■ AIM:
Retype every line from the start of the data down to and including the line with "from matplotlib.ticker import". Skip the pictures.

■ SOURCE DATA:
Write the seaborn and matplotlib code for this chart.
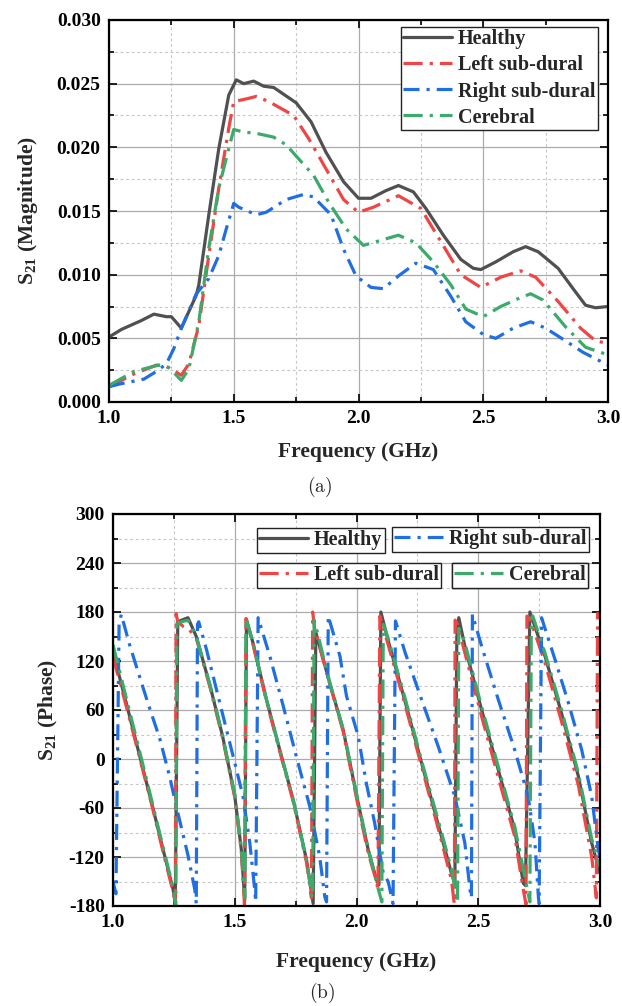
import matplotlib
matplotlib.use("Agg")
import numpy as np
import pandas as pd
import seaborn as sns
import matplotlib.pyplot as plt
from matplotlib.ticker import MultipleLocator, FormatStrFormatter

# ---------------- data: magnitude ----------------
series_names = ["Healthy", "Left sub-dural", "Right sub-dural", "Cerebral"]

mag_healthy_f = [1.00, 1.05, 1.13, 1.18, 1.23, 1.25, 1.29, 1.35, 1.36, 1.40, 1.44, 1.48, 1.51, 1.54, 1.58,
                 1.62, 1.66, 1.72, 1.75, 1.81, 1.87, 1.94, 2.00, 2.05, 2.11, 2.16, 2.22, 2.27, 2.34, 2.41,
                 2.46, 2.49, 2.55, 2.62, 2.67, 2.72, 2.80, 2.86, 2.91, 2.95, 3.00]
mag_healthy_v = [0.0051, 0.0057, 0.0064, 0.0069, 0.0067, 0.0067, 0.0058, 0.0084, 0.0092, 0.0147, 0.0199,
                 0.0241, 0.0253, 0.0250, 0.0252, 0.0248, 0.0247, 0.0239, 0.0235, 0.0220, 0.0196, 0.0173,
                 0.0160, 0.0160, 0.0166, 0.0170, 0.0165, 0.0152, 0.0131, 0.0112, 0.0105, 0.0104, 0.0110,
                 0.0118, 0.0122, 0.0118, 0.0105, 0.0089, 0.0076, 0.0074, 0.0075]

mag_left_f = [1.00, 1.10, 1.19, 1.23, 1.29, 1.32, 1.36, 1.40, 1.44, 1.48, 1.50, 1.55, 1.59, 1.64, 1.74,
              1.80, 1.87, 1.94, 2.00, 2.06, 2.16, 2.25, 2.33, 2.41, 2.49, 2.57, 2.65, 2.71, 2.80, 2.89,
              2.95, 3.00]
mag_left_v = [0.0012, 0.0022, 0.0029, 0.0028, 0.0021, 0.0030, 0.0060, 0.0115, 0.0168, 0.0215, 0.0236,
              0.0238, 0.0240, 0.0236, 0.0225, 0.0207, 0.0183, 0.0159, 0.0149, 0.0153, 0.0162, 0.0152,
              0.0126, 0.0100, 0.0090, 0.0098, 0.0103, 0.0098, 0.0079, 0.0058, 0.0048, 0.0046]

mag_right_f = [1.00, 1.04, 1.14, 1.19, 1.23, 1.26, 1.29, 1.35, 1.40, 1.44, 1.47, 1.50, 1.52, 1.59, 1.63,
               1.71, 1.78, 1.82, 1.89, 1.94, 1.99, 2.05, 2.10, 2.16, 2.23, 2.30, 2.37, 2.43, 2.50, 2.55,
               2.62, 2.69, 2.75, 2.83, 2.90, 3.00]
mag_right_v = [0.0012, 0.0014, 0.0018, 0.0024, 0.0030, 0.0042, 0.0058, 0.0085, 0.0097, 0.0115, 0.0136,
               0.0156, 0.0153, 0.0147, 0.0149, 0.0159, 0.0163, 0.0161, 0.0147, 0.0120, 0.0099, 0.0090,
               0.0089, 0.0099, 0.0109, 0.0104, 0.0083, 0.0063, 0.0053, 0.0050, 0.0058, 0.0063, 0.0058,
               0.0048, 0.0039, 0.0029]

mag_cereb_f = [1.00, 1.10, 1.20, 1.24, 1.29, 1.32, 1.36, 1.40, 1.44, 1.48, 1.50, 1.54, 1.59, 1.66, 1.71,
               1.76, 1.82, 1.88, 1.95, 2.02, 2.09, 2.16, 2.23, 2.30, 2.37, 2.43, 2.50, 2.57, 2.65, 2.69,
               2.74, 2.83, 2.91, 3.00]
mag_cereb_v = [0.0013, 0.0024, 0.0029, 0.0027, 0.0017, 0.0026, 0.0063, 0.0121, 0.0168, 0.0199, 0.0214,
               0.0212, 0.0211, 0.0208, 0.0202, 0.0191, 0.0178, 0.0157, 0.0136, 0.0123, 0.0127, 0.0131,
               0.0125, 0.0110, 0.0092, 0.0073, 0.0067, 0.0075, 0.0082, 0.0085, 0.0080, 0.0059, 0.0043,
               0.0037]

# ---------------- data: phase (degrees) ----------------
ph_healthy_f = [1.000, 1.055, 1.123, 1.164, 1.205, 1.247, 1.256, 1.266, 1.290, 1.308, 1.342, 1.400, 1.450,
                1.500, 1.527, 1.541, 1.548, 1.575, 1.630, 1.685, 1.740, 1.795, 1.822, 1.833, 1.890, 1.945,
                2.007, 2.048, 2.082, 2.092, 2.100, 2.130, 2.200, 2.270, 2.340, 2.390, 2.404, 2.412, 2.420,
                2.445, 2.514, 2.582, 2.650, 2.685, 2.694, 2.712, 2.774, 2.842, 2.911, 2.966, 3.000]
ph_healthy_p = [131, 68, -12, -60, -110, -160, -177, 168, 171, 173, 150, 88, 28,
                -45, -111, -173, 171, 142, 73, 11, -50, -124, -177, 155, 93, 36,
                -54, -111, -148, -154, 180, 145, 70, -8, -85, -140, -152, 150, 173,
                138, 60, -13, -87, -152, -155, 180, 126, 56, -21, -103, -140]

ph_left_f = [1.000, 1.055, 1.123, 1.164, 1.205, 1.247, 1.256, 1.259, 1.266, 1.290, 1.308, 1.342, 1.400,
             1.450, 1.500, 1.527, 1.540, 1.546, 1.575, 1.630, 1.685, 1.740, 1.795, 1.815, 1.820, 1.828,
             1.890, 1.945, 2.007, 2.048, 2.082, 2.088, 2.096, 2.130, 2.200, 2.270, 2.340, 2.390, 2.402,
             2.405, 2.415, 2.445, 2.514, 2.582, 2.650, 2.685, 2.696, 2.700, 2.712, 2.774, 2.842, 2.911,
             2.966, 2.985, 2.990, 3.000]
ph_left_p = [125, 64, -14, -62, -113, -163, -180, 178, 168, 162, 160, 148, 86,
             26, -47, -113, -178, 172, 140, 71, 9, -52, -127, -170, 180, 160,
             92, 34, -58, -115, -150, -160, 175, 140, 66, -12, -90, -148, -178,
             170, 165, 130, 52, -22, -95, -160, -178, 175, 172, 118, 46, -32,
             -120, -170, 178, 176]

ph_right_f = [1.000, 1.012, 1.025, 1.034, 1.068, 1.110, 1.144, 1.192, 1.233, 1.260, 1.308, 1.336, 1.342,
              1.347, 1.352, 1.384, 1.425, 1.466, 1.507, 1.534, 1.562, 1.582, 1.586, 1.596, 1.644, 1.699,
              1.753, 1.808, 1.849, 1.870, 1.877, 1.884, 1.932, 1.959, 2.007, 2.040, 2.075, 2.110, 2.130,
              2.150, 2.160, 2.200, 2.267, 2.336, 2.404, 2.445, 2.466, 2.472, 2.476, 2.514, 2.582, 2.650,
              2.705, 2.733, 2.747, 2.750, 2.760, 2.815, 2.870, 2.925, 2.966, 2.993, 3.000]
ph_right_p = [-150, -165, 165, 177, 140, 100, 68, 25, -22, -58, -118, -160, -177,
              165, 168, 134, 85, 36, -13, -46, -103, -160, -175, 173, 126, 65,
              3, -58, -120, -169, -175, 175, 126, 77, 28, -29, -79, -140, -150,
              -177, 169, 130, 73, 15, -46, -103, -160, -170, 177, 138, 73, 11,
              -46, -103, -169, -177, 173, 122, 69, 11, -46, -111, -120]

ph_cereb_f = [1.000, 1.055, 1.123, 1.164, 1.205, 1.247, 1.258, 1.262, 1.280, 1.308, 1.342, 1.400, 1.450,
              1.500, 1.527, 1.541, 1.546, 1.575, 1.630, 1.685, 1.740, 1.795, 1.815, 1.820, 1.826, 1.835,
              1.890, 1.945, 2.007, 2.048, 2.090, 2.104, 2.110, 2.130, 2.200, 2.270, 2.340, 2.390, 2.415,
              2.420, 2.430, 2.445, 2.514, 2.582, 2.650, 2.695, 2.712, 2.718, 2.724, 2.774, 2.842, 2.911,
              2.966, 3.000]
ph_cereb_p = [140, 74, -7, -57, -107, -158, -180, 165, 168, 170, 150, 89, 29,
              -43, -108, -170, 172, 142, 73, 11, -50, -124, -165, -170, 170, 160,
              94, 37, -52, -110, -160, -175, 165, 148, 74, -5, -80, -135, -175,
              160, 155, 142, 64, -9, -83, -150, -175, 172, 175, 130, 60, -17,
              -98, -132]

colors = {"Healthy": "#505050", "Left sub-dural": "#F04545",
          "Right sub-dural": "#1F6FE3", "Cerebral": "#3BAA6A"}
dashes = {"Healthy": "", "Left sub-dural": (6, 2.2, 1, 2.2),
          "Right sub-dural": (5, 2.2, 1, 2.2), "Cerebral": (6, 2.2, 1, 2.2)}


def long_df(pairs):
    frames = []
    for name, (f, v) in zip(series_names, pairs):
        frames.append(pd.DataFrame({"Frequency": f, "Value": v, "Series": name}))
    return pd.concat(frames, ignore_index=True)


df_mag = long_df([(mag_healthy_f, mag_healthy_v), (mag_left_f, mag_left_v),
                  (mag_right_f, mag_right_v), (mag_cereb_f, mag_cereb_v)])
df_ph = long_df([(ph_healthy_f, ph_healthy_p), (ph_left_f, ph_left_p),
                 (ph_right_f, ph_right_p), (ph_cereb_f, ph_cereb_p)])

sns.set_theme(style="ticks")
plt.rcParams.update({
    "font.family": ["Liberation Serif", "DejaVu Serif"],
    "font.weight": "bold",
    "mathtext.fontset": "custom",
    "mathtext.rm": "Liberation Serif:bold",
    "mathtext.bf": "Liberation Serif:bold",
    "mathtext.it": "Liberation Serif:bold",
    "axes.linewidth": 1.6,
    "axes.edgecolor": "black",
    "xtick.color": "black",
    "ytick.color": "black",
})

fig = plt.figure(figsize=(6.22, 10.06), dpi=100)
ax1 = fig.add_axes([109 / 622, 1 - 402 / 1006, 499 / 622, 382 / 1006])
ax2 = fig.add_axes([113 / 622, 1 - 906 / 1006, 487 / 622, 392 / 1006])

LW = 2.3
for ax, df in ((ax1, df_mag), (ax2, df_ph)):
    sns.lineplot(data=df, x="Frequency", y="Value", hue="Series", style="Series",
                 hue_order=series_names, style_order=series_names,
                 palette=colors, dashes=dashes, sort=False, estimator=None,
                 linewidth=LW, legend=False, ax=ax)
    ax.set_axisbelow(True)
    ax.grid(which="major", color="#ababab", lw=0.9, ls="-")
    ax.grid(which="minor", color="#c6c6c6", lw=0.8, ls=(0, (2.5, 2.5)))
    ax.tick_params(which="both", direction="in", top=True, right=True, width=1.2,
                   labelsize=14, pad=6)
    ax.tick_params(which="major", length=6)
    ax.tick_params(which="minor", length=3.5)
    ax.set_xlim(1.0, 3.0)
    ax.xaxis.set_major_locator(MultipleLocator(0.5))
    ax.xaxis.set_minor_locator(MultipleLocator(0.25))
    ax.xaxis.set_major_formatter(FormatStrFormatter("%.1f"))
    ax.set_xlabel("Frequency (GHz)", fontsize=15.5, fontweight="bold")
    for sp in ax.spines.values():
        sp.set_linewidth(1.6)
        sp.set_color("black")

ax1.set_ylim(0, 0.030)
ax1.yaxis.set_major_locator(MultipleLocator(0.005))
ax1.yaxis.set_minor_locator(MultipleLocator(0.0025))
ax1.yaxis.set_major_formatter(FormatStrFormatter("%.3f"))
ax1.set_ylabel(r"S$_{21}$ (Magnitude)", fontsize=15.5, fontweight="bold")

ax2.set_ylim(-180, 300)
ax2.yaxis.set_major_locator(MultipleLocator(60))
ax2.yaxis.set_minor_locator(MultipleLocator(30))
ax2.yaxis.set_major_formatter(FormatStrFormatter("%d"))
ax2.set_ylabel(r"S$_{21}$ (Phase)", fontsize=15.5, fontweight="bold")

# label positions
ax1.xaxis.set_label_coords(0.5, (402 - 452) / 382)
ax2.xaxis.set_label_coords(0.5, (906 - 962) / 392)
ax1.yaxis.set_label_coords((28 - 109) / 499, 0.5)
ax2.yaxis.set_label_coords((48 - 113) / 487, 0.5)
for ax in (ax1, ax2):
    ax.xaxis.label.set_va("center")
    ax.yaxis.label.set_va("center")
    for t in ax.get_xticklabels() + ax.get_yticklabels():
        t.set_fontweight("bold")

legend_kw = dict(frameon=True, fancybox=False, framealpha=1, edgecolor="#222222",
                 prop={"weight": "bold", "size": 14.5}, handlelength=2.4,
                 handletextpad=0.3, borderaxespad=0, borderpad=0.12)

# top legend
h1 = ax1.get_lines()[:4]
leg1 = ax1.legend(h1, series_names, loc="upper left",
                  bbox_to_anchor=((401 - 109) / 499, (402 - 27) / 382),
                  labelspacing=0.3, **legend_kw)
leg1.get_frame().set_linewidth(1.0)

# bottom: four separate legend boxes
h2 = ax2.get_lines()[:4]
anchors = {"Healthy": (257, 528), "Right sub-dural": (392, 527),
           "Left sub-dural": (257, 563), "Cerebral": (452, 563)}
for i, name in enumerate(series_names):
    px, py = anchors[name]
    lg = ax2.legend([h2[i]], [name], loc="upper left",
                    bbox_to_anchor=((px - 113) / 487, (906 - py) / 392), **legend_kw)
    lg.get_frame().set_linewidth(1.0)
    ax2.add_artist(lg)

fig.text(320 / 622, 1 - 487 / 1006, r"$\mathrm{(a)}$", math_fontfamily="cm",
         fontsize=14, ha="center", va="center")
fig.text(322 / 622, 1 - 993 / 1006, r"$\mathrm{(b)}$", math_fontfamily="cm",
         fontsize=14, ha="center", va="center")

fig.savefig("out.png", dpi=100)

■ EXPECTED OUTPUT:
Write the seaborn and matplotlib code for this chart.
import matplotlib
matplotlib.use("Agg")
import numpy as np
import pandas as pd
import seaborn as sns
import matplotlib.pyplot as plt
from matplotlib.ticker import MultipleLocator, FormatStrFormatter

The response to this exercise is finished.